At Gaspedal’s Word of Mouth Supergenius conference in Chicago this morning, Spike Jones outlined a few lessons learned from Brains on Fire’s work with Fiskars — the orange-handled scissors company that has successfully ignited a crafters movement.

Spike’s basic premise: Don’t talk about marketing campaigns (us v them); talk about movements (we’re in this together).

  1. Movements are not a product conversation, they are a passion conversation.  In the case of Fiskars, it’s not about the scissors, it’s about what people DO with the scissors.
  2. Movements begin with the first conversation. As you’re creating products, ask your customers what they think.
  3. Movements have inspirational leadership.  Passion cannot be created but influence can.
  4. Movements should have a barrier of entry.  Skin in the game is important.
  5. Movements empower people with knowledge. Brains on Fire taught “Fiskateers” how NOT to be sales reps, but rather how to be ambassadors, transparent in everything they do. This includes talking and blogging about their own lives.  That’s what hooks people and brings them close to you and your brand.

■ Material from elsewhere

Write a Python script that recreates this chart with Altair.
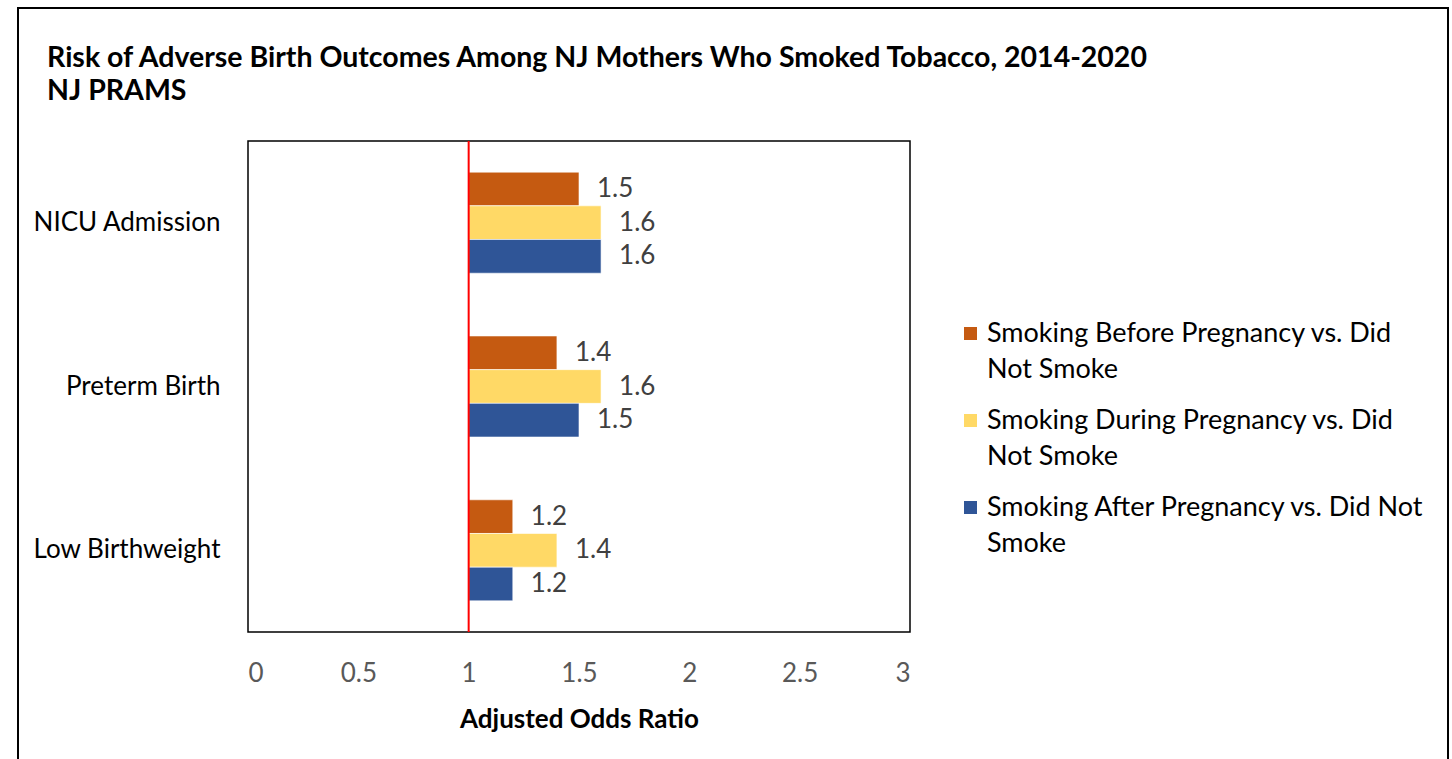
import json
import altair as alt
import pandas as pd

outcomes = ["NICU Admission", "Preterm Birth", "Low Birthweight"]
series = [
    "Smoking Before Pregnancy vs. Did Not Smoke",
    "Smoking During Pregnancy vs. Did Not Smoke",
    "Smoking After Pregnancy vs. Did Not Smoke",
]
before_vals = [1.5, 1.4, 1.2]
during_vals = [1.6, 1.6, 1.4]
after_vals = [1.6, 1.5, 1.2]
x_ticks = [0, 0.5, 1, 1.5, 2, 2.5, 3]
colors = ["#C55A11", "#FFD966", "#2F5597"]
legend_lines = {
    series[0]: ["Smoking Before Pregnancy vs. Did", "Not Smoke"],
    series[1]: ["Smoking During Pregnancy vs. Did", "Not Smoke"],
    series[2]: ["Smoking After Pregnancy vs. Did Not", "Smoke"],
}
title_lines = ["Risk of Adverse Birth Outcomes Among NJ Mothers Who Smoked Tobacco, 2014-2020", "NJ PRAMS"]

rows = []
for s, vals in zip(series, [before_vals, during_vals, after_vals]):
    for o, v in zip(outcomes, vals):
        rows.append({"outcome": o, "series": s, "value": v})
df = pd.DataFrame(rows)

label_expr = " : ".join(
    f"datum.label == {json.dumps(k)} ? {json.dumps(v)}" for k, v in legend_lines.items()
) + " : datum.label"

FONT = "Lato"
FS = 26
W, H = 662, 491
PL, PT = 248, 141

y_enc = alt.Y(
    "outcome:N",
    sort=outcomes,
    scale=alt.Scale(paddingInner=0.383, paddingOuter=0.19),
    axis=alt.Axis(title=None, ticks=False, domain=False, labelFontSize=FS,
                  labelColor="#000000", labelPadding=28, labelFont=FONT, labelLimit=400),
)
yoff = alt.YOffset("series:N", sort=series, scale=alt.Scale(paddingInner=0))

base = alt.Chart(df)

bars = base.mark_bar(stroke="#ffffff", strokeWidth=0.6).encode(
    x=alt.X(
        "value:Q",
        scale=alt.Scale(domain=[0, 3], nice=False, zero=False),
        axis=alt.Axis(values=x_ticks, labelExpr="datum.value", title="Adjusted Odds Ratio",
                      titleFontSize=FS, titleFont=FONT, titleFontWeight="bold",
                      titleColor="#000000", titlePadding=20,
                      labelFontSize=FS, labelColor="#595959", labelFont=FONT,
                      labelPadding=28, ticks=False, domain=False, grid=False),
    ),
    x2=alt.datum(1),
    y=y_enc,
    yOffset=yoff,
    color=alt.Color(
        "series:N",
        sort=series,
        scale=alt.Scale(domain=series, range=colors),
        legend=alt.Legend(
            title=None, orient="none", legendX=709, legendY=179,
            symbolType="square", symbolSize=169, symbolStrokeWidth=0,
            labelFontSize=27, labelFont=FONT, labelColor="#000000",
            labelExpr=label_expr, labelLimit=0, rowPadding=23,
            labelOffset=3, labelBaseline="middle",
            padding=0,
        ),
    ),
)

labels = base.mark_text(align="left", baseline="middle", dx=18, fontSize=FS,
                        font=FONT, color="#404040").encode(
    x="value:Q",
    y=alt.Y("outcome:N", sort=outcomes),
    yOffset=yoff,
    text=alt.Text("value:Q", format=".1f"),
)

ref = alt.Chart(alt.Data(values=[{"v": 1}])).mark_rule(color="#FF0000", strokeWidth=2).encode(
    x="v:Q"
)

frame = alt.Chart(alt.Data(values=[{"a": 0}])).mark_rect(
    fill=None, stroke="#000000", strokeWidth=2, clip=False
).encode(
    x=alt.value(18 - PL), x2=alt.value(1448 - PL),
    y=alt.value(8 - PT), y2=alt.value(800 - PT),
)

title = alt.Chart(alt.Data(values=[{"a": 0}])).mark_text(
    text=title_lines, align="left", baseline="alphabetic", lineHeight=33,
    fontSize=28.5, font=FONT, fontWeight="bold", color="#000000",
).encode(x=alt.value(47 - PL), y=alt.value(67 - PT))

chart = alt.layer(bars, labels, ref, frame, title).properties(
    width=W, height=H,
    padding={"left": PL, "top": PT, "right": 1452 - PL - W, "bottom": 759 - PT - H},
    autosize=alt.AutoSizeParams(type="none"),
).configure(
    background="#ffffff",
    view=alt.ViewConfig(stroke="#000000", strokeWidth=1.5),
    style={"guide-label": {"lineHeight": 36}},
)

chart.save("out.html", embed_options={"renderer": "svg", "actions": False})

  6. Movements have powerful identities. We all want to believe in something bigger than ourselves. It’s marketers’ jobs to fill in the blank in customer’s identity statements, “I am a…”

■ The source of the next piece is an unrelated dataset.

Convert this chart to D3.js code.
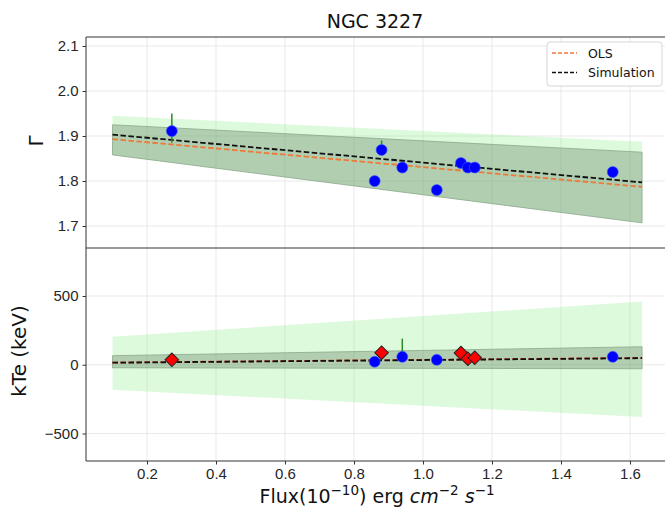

  7. Movements encourage shared responsibility.  Build something like it has to live forever and you’re going to run out of money tomorrow.  This way, you will spend less and less money as the movement grows.
  8. Movements make advocates feel like rock stars.  Listen to people, love on them. To make Fiskateers feel connected with the brand, Fiskars created a limited edition pair of scissors with uniquely colored handles and blades engraved with each Fiskateer’s number.  And the crafter blogs went wild.
  9. Movements live online and offline. 90% of WOM happens offline.  It’s important to get people together offline.  In terms of b-to-c, customers want STUFF.  In b-to-b, business people want KNOWLEDGE, often in the form of best practices.
  10. Movements move the needle.  Measure your WOM success in terms of online mentions, and how much *less* money you’re spending on focus groups, advertising and product development.
  11. Movements fight an injustice.  What is your injustice? What are you or your products fighting against?

Bonus: In closing his whirlwind fans-on-fire session, Spike referenced this seduction of cults whitepaper. Fascinating stuff, all this.  People have been buzzing about this session all day long.